The Ocean Cleanup: Great Pacific Garbage Patch Is a Ticking Time Bomb

Scientists and volunteers at the Ocean Cleanup have concluded the so-called ”Mega Expedition” aimed at accurately determining the amount of plastic garbage floating in the Great Pacific Garbage Patch, in preparation for the large-scale cleanup of the area set to begin in 2020.

The first group of vessels including the fleet’s 171ft mothership returned to the port of San Francisco on August 23, following a month-long voyage through the area.

During this period of time, a fleet of close to 30 vessels sampled the concentration of plastic at the Great Pacific Garbage Patch using a series of measurement techniques, including trawls and aerial surveys.

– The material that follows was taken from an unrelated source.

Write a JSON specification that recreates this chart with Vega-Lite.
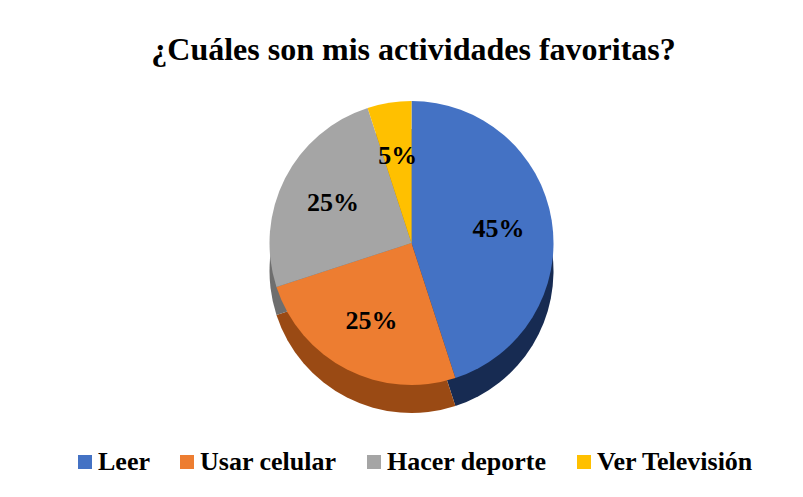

“I’ve studied plastic in all the world’s oceans, but never seen any area as polluted as the Great Pacific Garbage Patch,” said Dr. Julia Reisser, Lead Oceanographer at The Ocean Cleanup. “With every trawl we completed, thousands of miles from land, we just found lots and lots of plastic.”

Although the samples collected during the expedition still have to be analyzed, preliminary findings indicate a higher-than-expected volume of large plastic objects floating in the ocean.

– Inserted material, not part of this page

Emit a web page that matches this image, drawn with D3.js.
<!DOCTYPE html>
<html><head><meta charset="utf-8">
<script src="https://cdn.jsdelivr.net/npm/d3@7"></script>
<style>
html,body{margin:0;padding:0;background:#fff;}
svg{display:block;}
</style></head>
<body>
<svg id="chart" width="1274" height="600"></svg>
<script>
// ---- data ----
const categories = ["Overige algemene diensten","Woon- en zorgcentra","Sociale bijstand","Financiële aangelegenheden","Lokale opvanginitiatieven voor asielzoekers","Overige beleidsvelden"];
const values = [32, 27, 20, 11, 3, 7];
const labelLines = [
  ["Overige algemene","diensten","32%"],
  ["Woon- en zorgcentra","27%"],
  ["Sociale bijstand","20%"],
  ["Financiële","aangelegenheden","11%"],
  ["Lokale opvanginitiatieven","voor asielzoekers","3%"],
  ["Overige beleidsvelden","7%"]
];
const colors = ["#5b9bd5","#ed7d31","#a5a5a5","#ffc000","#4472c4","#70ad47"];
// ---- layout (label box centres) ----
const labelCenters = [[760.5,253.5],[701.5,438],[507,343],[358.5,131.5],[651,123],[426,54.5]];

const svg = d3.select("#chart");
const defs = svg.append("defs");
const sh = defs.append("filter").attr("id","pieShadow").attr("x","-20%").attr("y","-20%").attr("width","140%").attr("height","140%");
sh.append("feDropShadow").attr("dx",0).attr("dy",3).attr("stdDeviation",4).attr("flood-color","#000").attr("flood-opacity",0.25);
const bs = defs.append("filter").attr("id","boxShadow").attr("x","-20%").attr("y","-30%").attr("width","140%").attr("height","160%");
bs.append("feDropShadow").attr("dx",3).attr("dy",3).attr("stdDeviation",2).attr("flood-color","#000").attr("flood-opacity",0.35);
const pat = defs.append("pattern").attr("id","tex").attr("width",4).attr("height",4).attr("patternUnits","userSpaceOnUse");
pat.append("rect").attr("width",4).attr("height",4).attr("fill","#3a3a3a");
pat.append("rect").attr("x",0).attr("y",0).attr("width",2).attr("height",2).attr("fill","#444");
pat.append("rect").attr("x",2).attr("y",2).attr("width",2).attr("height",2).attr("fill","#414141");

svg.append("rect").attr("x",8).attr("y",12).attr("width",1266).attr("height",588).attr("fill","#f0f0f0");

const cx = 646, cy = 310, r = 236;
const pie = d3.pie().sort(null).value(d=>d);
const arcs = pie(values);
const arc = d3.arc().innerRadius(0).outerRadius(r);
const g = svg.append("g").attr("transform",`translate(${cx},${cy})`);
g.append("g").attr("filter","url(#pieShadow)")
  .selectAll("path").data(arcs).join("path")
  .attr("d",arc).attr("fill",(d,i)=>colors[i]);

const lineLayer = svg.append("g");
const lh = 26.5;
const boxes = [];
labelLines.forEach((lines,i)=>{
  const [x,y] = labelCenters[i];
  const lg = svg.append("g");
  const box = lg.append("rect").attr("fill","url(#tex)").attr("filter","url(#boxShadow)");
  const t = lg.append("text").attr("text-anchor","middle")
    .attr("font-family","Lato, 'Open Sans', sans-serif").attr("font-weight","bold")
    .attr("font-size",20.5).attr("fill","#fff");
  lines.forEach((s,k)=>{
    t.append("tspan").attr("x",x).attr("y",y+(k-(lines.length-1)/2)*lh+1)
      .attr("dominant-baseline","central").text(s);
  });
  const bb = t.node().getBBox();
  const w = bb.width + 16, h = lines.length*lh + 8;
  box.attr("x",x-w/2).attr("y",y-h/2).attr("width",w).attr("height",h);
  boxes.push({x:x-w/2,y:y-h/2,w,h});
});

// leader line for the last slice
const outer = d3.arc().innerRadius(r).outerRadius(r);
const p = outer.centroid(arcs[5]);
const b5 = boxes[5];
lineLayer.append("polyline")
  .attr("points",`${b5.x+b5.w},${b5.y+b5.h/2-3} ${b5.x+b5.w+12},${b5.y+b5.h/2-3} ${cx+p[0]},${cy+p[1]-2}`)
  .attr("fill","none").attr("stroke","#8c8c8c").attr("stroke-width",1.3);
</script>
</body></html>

This underscores the urgency of The Ocean Cleanup’s mission to clean it up, according to the Ocean Cleanup’s CEO and founder Boyan Slat: “The vast majority of the plastic in the garbage patch is currently locked up in large pieces of debris, but UV light is breaking it down into much more dangerous microplastics, vastly increasing the amount of microplastics over the next few decades if we don’t clean it up. It really is a ticking time bomb.”